Several months before I started this blog, on a day when I had reached the apex of my grief over being single and childless, I called a much younger friend in need of a shoulder to cry on. She said she couldn’t talk because she was running out to meet a date. She didn’t call back, but over the coming months, I was informed by her Facebook page that she had become serious with someone and was traveling to exotic locations with him. Soon after she posted on Facebook that they had moved in together.
She missed a big event of mine, but invited me to their housewarming party via Evite. I went, but we spoke few words. She came to my second event, and we spoke a little in a group setting, and the following summer I went to a party she put on with several others, and we exchanged a few words there. A few months later and about a year after our initial phone conversation, I was informed of her engagement via Facebook, and months later was sent a handwritten postcard invitation to the wedding after- party, which I placed on my desk and then avoided dealing with for weeks.
I decided to extend one olive branch and asked over email if she wanted to meet up for lunch. She responded enthusiastically but cancelled at the last minute, claiming fatigue from wedding planning.

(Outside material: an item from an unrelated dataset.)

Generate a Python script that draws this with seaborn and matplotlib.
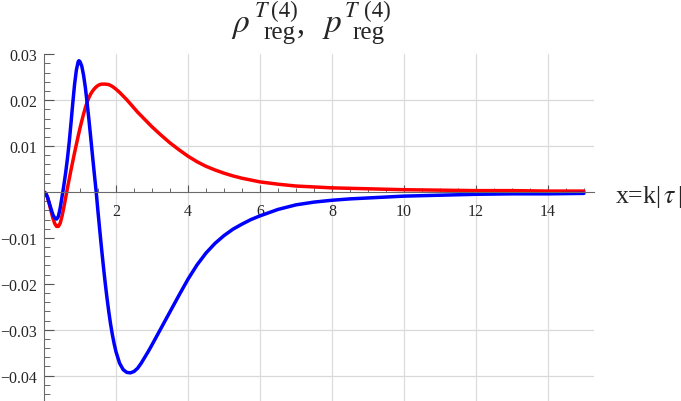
import numpy as np
import pandas as pd
import matplotlib
matplotlib.use("Agg")
import matplotlib.pyplot as plt
import seaborn as sns
from matplotlib.ticker import FixedLocator, FuncFormatter

# rho_reg (red)
x_rho = [0.00, 0.05, 0.10, 0.15, 0.20, 0.25, 0.30, 0.35, 0.40, 0.45, 0.50, 0.55,
         0.60, 0.65, 0.70, 0.75, 0.80, 0.85, 0.90, 0.95, 1.00, 1.05, 1.10, 1.15,
         1.20, 1.25, 1.30, 1.35, 1.40, 1.45, 1.50, 1.55, 1.60, 1.65, 1.70, 1.80,
         1.90, 2.00, 2.10, 2.20, 2.30, 2.40, 2.50, 2.60, 2.70, 2.80, 2.90, 3.00,
         3.25, 3.50, 3.75, 4.00, 4.25, 4.50, 4.75, 5.00, 5.25, 5.50, 5.75, 6.00,
         6.50, 7.00, 7.50, 8.00, 8.50, 9.00, 9.50, 10.0, 11.0, 12.0, 13.0, 14.0, 15.0]
y_rho = [0.0000, -0.0003, -0.0012, -0.0027, -0.0043, -0.0058, -0.0069, -0.0075,
         -0.0075, -0.0068, -0.0053, -0.0034, -0.0013, 0.0008, 0.0028, 0.0048,
         0.0067, 0.0086, 0.0104, 0.0122, 0.0139, 0.0155, 0.0170, 0.0184, 0.0196,
         0.0206, 0.0214, 0.0220, 0.0225, 0.0229, 0.0232, 0.0234, 0.0235, 0.0235,
         0.0235, 0.0234, 0.0230, 0.0224, 0.0217, 0.0209, 0.0201, 0.0192, 0.0183,
         0.0174, 0.0166, 0.0158, 0.0150, 0.0142, 0.0124, 0.0107, 0.0092, 0.0078,
         0.0066, 0.0056, 0.0048, 0.0041, 0.0035, 0.0030, 0.0026, 0.0022, 0.0017,
         0.0013, 0.0011, 0.0009, 0.0008, 0.0007, 0.0006, 0.0005, 0.0004, 0.0003,
         0.0003, 0.0002, 0.0002]

# p_reg (blue)
x_p = [0.00, 0.05, 0.10, 0.15, 0.20, 0.25, 0.30, 0.35, 0.40, 0.45, 0.50, 0.55,
       0.60, 0.65, 0.70, 0.75, 0.80, 0.85, 0.90, 0.95, 0.97, 1.00, 1.05, 1.10,
       1.15, 1.20, 1.25, 1.30, 1.35, 1.40, 1.45, 1.50, 1.55, 1.60, 1.65, 1.70,
       1.75, 1.80, 1.85, 1.90, 1.95, 2.00, 2.10, 2.20, 2.30, 2.40, 2.50, 2.60,
       2.70, 2.80, 2.90, 3.00, 3.25, 3.50, 3.75, 4.00, 4.25, 4.50, 4.75, 5.00,
       5.25, 5.50, 5.75, 6.00, 6.50, 7.00, 7.50, 8.00, 8.50, 9.00, 9.50, 10.0,
       11.0, 12.0, 13.0, 14.0, 15.0]
y_p = [0.0000, -0.0003, -0.0012, -0.0025, -0.0038, -0.0050, -0.0057, -0.0059,
       -0.0053, -0.0035, -0.0011, 0.0014, 0.0041, 0.0072, 0.0108, 0.0150, 0.0194,
       0.0235, 0.0266, 0.0284, 0.0286, 0.0284, 0.0274, 0.0254, 0.0227, 0.0193,
       0.0156, 0.0117, 0.0077, 0.0038, 0.0000, -0.0043, -0.0084, -0.0124,
       -0.0162, -0.0198, -0.0231, -0.0261, -0.0288, -0.0311, -0.0331, -0.0348,
       -0.0373, -0.0387, -0.0393, -0.0394, -0.0391, -0.0384, -0.0373, -0.0360,
       -0.0347, -0.0333, -0.0297, -0.0261, -0.0225, -0.0190, -0.0159, -0.0133,
       -0.0112, -0.0095, -0.0081, -0.0070, -0.0060, -0.0052, -0.0038, -0.0028,
       -0.0022, -0.0018, -0.0015, -0.0013, -0.0011, -0.0009, -0.0007, -0.0005,
       -0.0004, -0.0004, -0.0003]

x_major = [2, 4, 6, 8, 10, 12, 14]
y_major = [-0.04, -0.03, -0.02, -0.01, 0.01, 0.02, 0.03]
y_grid = [-0.04, -0.03, 0.01, 0.02]

df = pd.concat([
    pd.DataFrame({"x": x_rho, "y": y_rho, "curve": "rho"}),
    pd.DataFrame({"x": x_p, "y": y_p, "curve": "p"}),
])

sns.set_style("white")
plt.rcParams["font.family"] = ["Liberation Serif", "DejaVu Serif"]
plt.rcParams["mathtext.fontset"] = "stix"

fig = plt.figure(figsize=(6.81, 4.02), dpi=100)
ax = fig.add_axes([44 / 681, 0, 550 / 681, 348 / 402])

sns.lineplot(data=df, x="x", y="y", hue="curve", palette={"rho": "#ff0000", "p": "#0000ff"},
             hue_order=["rho", "p"], sort=False, estimator=None, linewidth=2.5,
             legend=False, ax=ax)

ax.set_xlim(0, 15.28)
ax.set_ylim(-0.04553, 0.03028)

for s in ["top", "right"]:
    ax.spines[s].set_visible(False)
ax.spines["bottom"].set_position(("data", 0))
for s in ["left", "bottom"]:
    ax.spines[s].set_color("#6a6a6a")
    ax.spines[s].set_linewidth(0.8)
ax.spines["left"].set_bounds(-0.04553, 0.03)

ax.xaxis.set_major_locator(FixedLocator(x_major))
ax.xaxis.set_minor_locator(FixedLocator([v for v in np.arange(0.5, 15.01, 0.5) if v not in x_major]))
ax.yaxis.set_major_locator(FixedLocator(y_major))
ax.yaxis.set_minor_locator(FixedLocator([v for v in np.round(np.arange(-0.044, 0.0301, 0.002), 3)
                                         if v not in y_major and v != 0]))
ax.xaxis.set_major_formatter(FuncFormatter(lambda v, p: f"{v:g}"))
ax.yaxis.set_major_formatter(FuncFormatter(lambda v, p: f"{v:.2f}".replace("-", "\u2212")))

ax.tick_params(bottom=True, left=True, which="both")
ax.tick_params(axis="x", which="major", direction="in", length=5, width=0.8, color="#555555",
               labelsize=11.5, pad=8)
ax.tick_params(axis="x", which="minor", direction="in", length=3, width=0.7, color="#666666")
ax.tick_params(axis="y", which="major", direction="in", length=7, width=0.8, color="#555555",
               labelsize=11.5, pad=5)
ax.tick_params(axis="y", which="minor", direction="in", length=4, width=0.7, color="#666666")

# gridlines
for v in x_major:
    ax.axvline(v, color="#dddddd", linewidth=0.9, zorder=0, ymax=(0.03 + 0.04553) / (0.03028 + 0.04553))
for v in y_grid:
    ax.axhline(v, color="#d9d9d9", linewidth=0.9, zorder=0)

ax.set_xlabel("")
ax.set_ylabel("")
ax.set_facecolor("white")

fig.text(615 / 681, 1 - 203 / 402, r"x=k|$\,\tau\,$|", fontsize=18.5, va="baseline", ha="left")


def put(px, py, s, size):
    fig.text(px / 681, 1 - py / 402, s, fontsize=size, va="baseline", ha="left")


# title  rho^{T (4)}_{reg},  p^{T (4)}_{reg}
put(231, 32, r"$\rho$", 24)
put(254, 17, r"$T$", 16)
put(271, 17, "(4)", 16.5)
put(263, 39, "reg", 18)
put(297, 33, ",", 23)
put(322, 32, r"$p$", 24)
put(344, 17, r"$T$", 16)
put(364, 17, "(4)", 16.5)
put(352, 39, "reg", 18)

fig.savefig("out.png", dpi=100)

So the big day is drawing nigh. My mother will be in town, and I found a holiday event I think she would love that is the exact same night.
After some back and forth, I have decided to go to the holiday event with my mother and a few single female friends. I sent a nice excuse and a gift.
Phew. It’s done.
There is some residual guilt, but were I to attend her party, would I ever spend real time with her, or even see her, again? Unlikely.